Originally posted by ibajka:

p.s. z ciekawości zajrzałam na Twój profil @zielski i muszę stwierdzić, że również uważam Aerial za jedną z najlepszych płyt smile Ja po prostu nie mogę się od niej oderwać mimo, że nie jest już pierwszej młodości.

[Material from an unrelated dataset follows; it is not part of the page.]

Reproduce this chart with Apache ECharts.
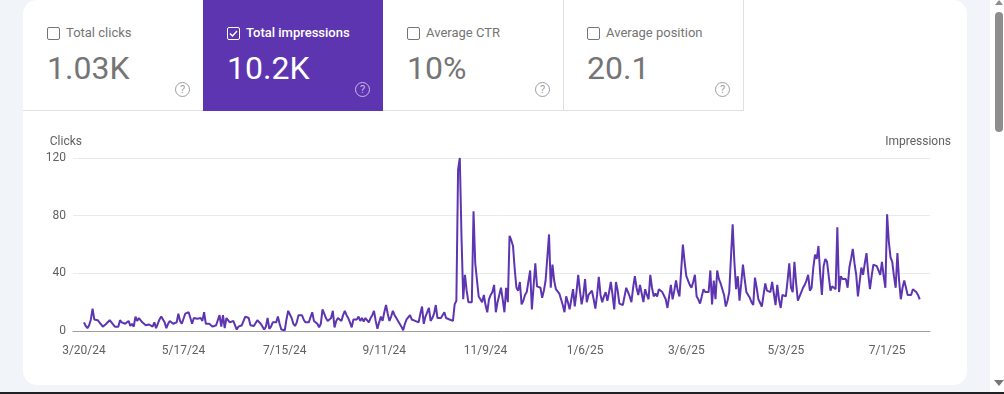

Od czasu do czasu wyciągam swojego winyla Lionheart i odpływam w okres radosnego dzieciństwa.
coffee

daroc napisał(a):

Originally posted by ibajka:

Originally posted by zielski:

p.s. wcale nie jest prawdą, że każda osoba etykietuje innych ludzi i wrzuca do odpowiednich worów. Jeśli masz jakieś badanie to chętnie poczytam


to, że Ty tak postępujesz nie oznacza, że cała reszta populacji ludzkiej również - to się nazywa ocenianie innych na podstawie siebie;

Originally posted by zielski:

Mogę Ci zagwarantować, że używasz heurystyk.


a ta gwarancja ma się opierać na tym, że

Originally posted by zielski:

arche ma rację co do etykietowania, robi to każdy i ma to logiczne uzasadnienie


nie ma chyba nic bardziej upraszczającego od stwierdzenia, że robi to każdy wink


Takie trochę odwracanie kota ogonem. bigsmile Poproszona o jakieś rzeczowe argumenty, pokazałaś, że jego wcale nie są lepsze. faint Coś na zasadzie - ja mam rację, bo ty się mylisz.

Originally posted by ibajka:

Originally posted by archetwist:

Na przykład Ty włożyłaś przynajmniej jedną osobę do wora "tycie IQ"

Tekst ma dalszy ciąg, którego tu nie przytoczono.